There is also concern about the quality of teaching in Brazialian schools (which is considered to be far below expectations), the issues of school violence, and the tensions that arise from parents’ decisions in educating their children at home. On this issue, Monk (as cited in Barbosa, 2013, p. 124) states:

[…] the parents’ perception that school fails to provide “effective” education for their children is what explains the advent of home schooling, shifting the focus to the child’s individual needs. This vision of failure of the school institution, coupled with an individualistic approach to the teaching of children, has created tensions for those responsible for educational policies.


On teaching quality and the rejection of individual freedoms by advocates of state interference in education, libertarian economist Murray Rothbard (2013, p. 21) also states:

Not only has there been a trend towards greater state control, but its effects have been aggravated by the system of equality before the law, which applies in political life. In general, there was an increase in the passion for equality.
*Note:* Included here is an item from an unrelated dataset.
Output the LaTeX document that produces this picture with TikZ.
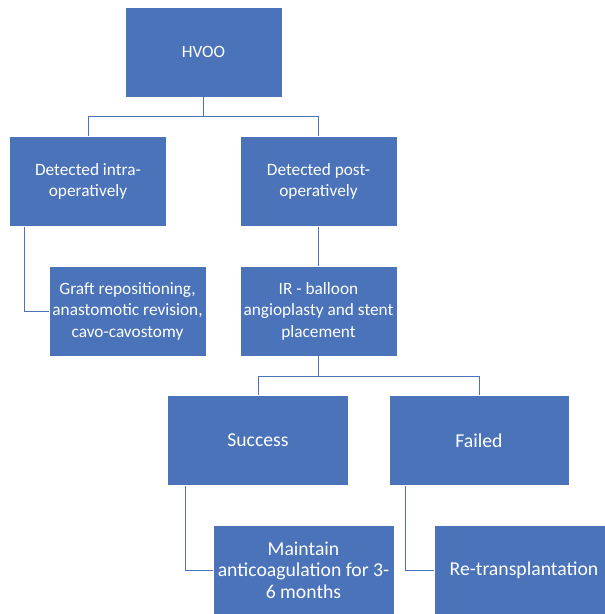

The result has been a tendency to regard each child as equal to any other, as deserving of equal treatment, and to impose complete uniformity in the classroom.


This trend not only increases the tensions, but also the criticisms of  homeschooling as a modality. In an online report on the Brazilian newspaper “O Globo” by Leonardo Viera, on July 8, 2013, entitled “Bill for home teaching has opposition from the Ministry of Education and Culture”, we see the following position about home teaching:

Those who practice homeschooling say that one of the reasons for educating children at home is the low quality of school in Brazil. But, if quality is low we should improve the school, not abandon it. In addition, the child does not create collective spirit. An exacerbated individualism develops – criticizes the teacher Carlos Alberto Cury, of PUC-MG Faculty of Education. (O Globo newspaper, on-line)


Such criticism is fostered by skeptics of home education, usually teachers, who see in this trend a stimulus to individualism. They also see homeschooling as an obstacle to the schooling effort, the struggle for public school and its quality, and the effort to achieve social justice through centralized education and curricula, which, by such a vision, would reduce inequalities.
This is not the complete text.